Cross-posted from the Foreign Policy in Focus blog Focal Points.

On March 1, Doug Saunders of Toronto’s Globe and Mail reported from Zarzis, Tunisia:

The entire student population, plus one teacher, have defied their principal’s orders and skipped school to pack the streets in a jubilant and defiant mood. They are demanding a quick move to democracy — not just in the capital of Tunis, but also here in Zarzis, where it is the youth who have forced out the regime-appointed mayor and set up a committee that now controls the town.

Walid Fellah, 27, one of the organizers of the local-government committee. . . . set up Zarzis TV, a Facebook page upon which he posted videos of local protests and government reprisals.
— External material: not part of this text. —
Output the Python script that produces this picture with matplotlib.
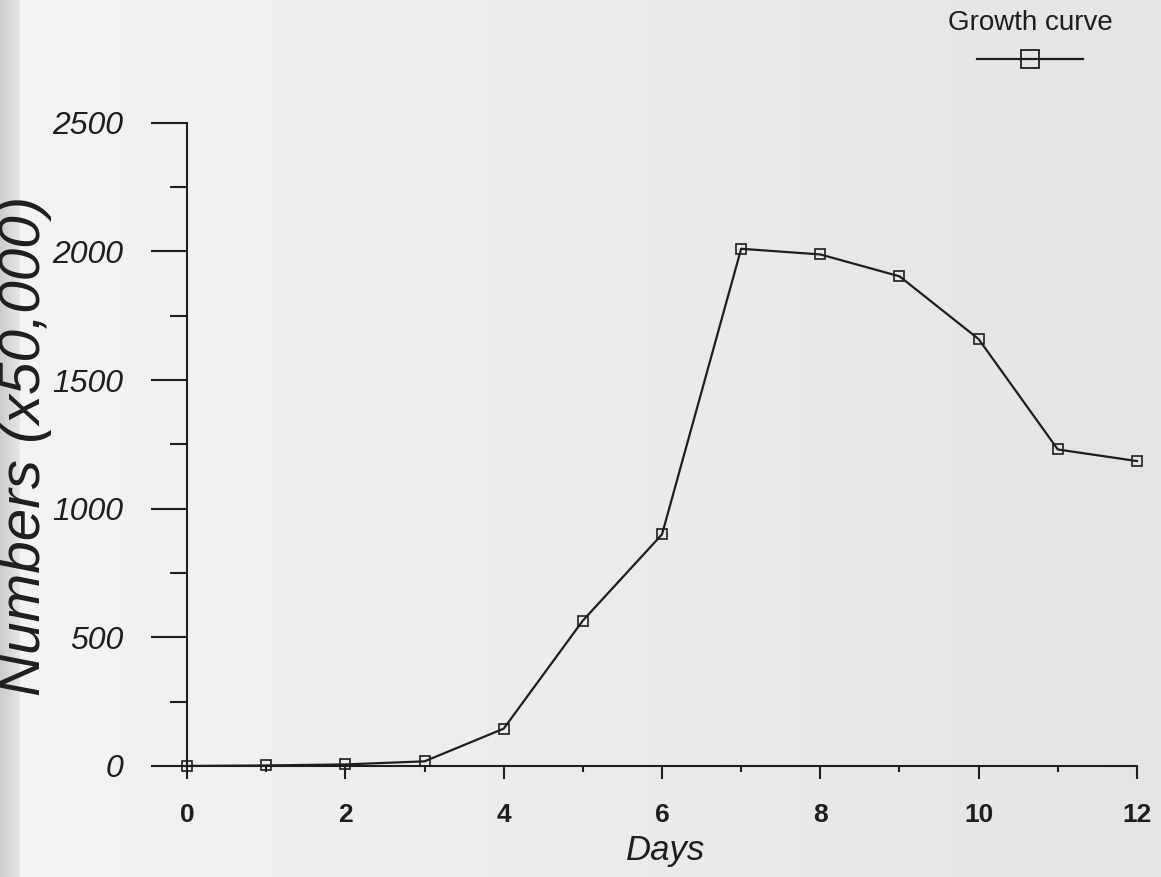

It became an instant hit and fanned the local revolution. . . . The comment threads on Zarzis TV became a rallying point for students, who would spend hours debating the best structure for municipal government and the pathway to elections.

“These students were never taught anything about democracy . . . but they’re learning it all by experience,” said Mourad Dani, 32, the lone high-school teacher willing to join the school’s “revolution.” (He risks suspension from his job, and the students risk losing their diplomas, for being involved.)

In one respect, though, they resemble American students. Mr. Dani added:

“Before, government was the most boring subject, nobody thought about it.”

With one important difference.

“Now it’s all they can talk about.”

No matter to what extent the civic foundation of the United States disintegrated, it’s difficult to imagine American teenagers debating the structure of municipal government. Meanwhile, the Obama administration was a couple of beats slow in voicing its support for the opposition in Tunisia and Egypt. As for American adult citizens, one can’t help suspect that were the Constitution drawn up and submitted for ratification today, it would be considered much too radical for passage in the House and Senate.

Recent events in Wisconsin and elsewhere caution one against caving in to complete cynicism. Still, it’s entirely likely that most Americans are more comfortable with a surveillance (if not all-out police) state than one in which civil liberties rang throughout the land. If America is China’s future, China may be America’s future.

We’d better be careful: we’re about to be out-democracied by newly engaged citizens around in the world.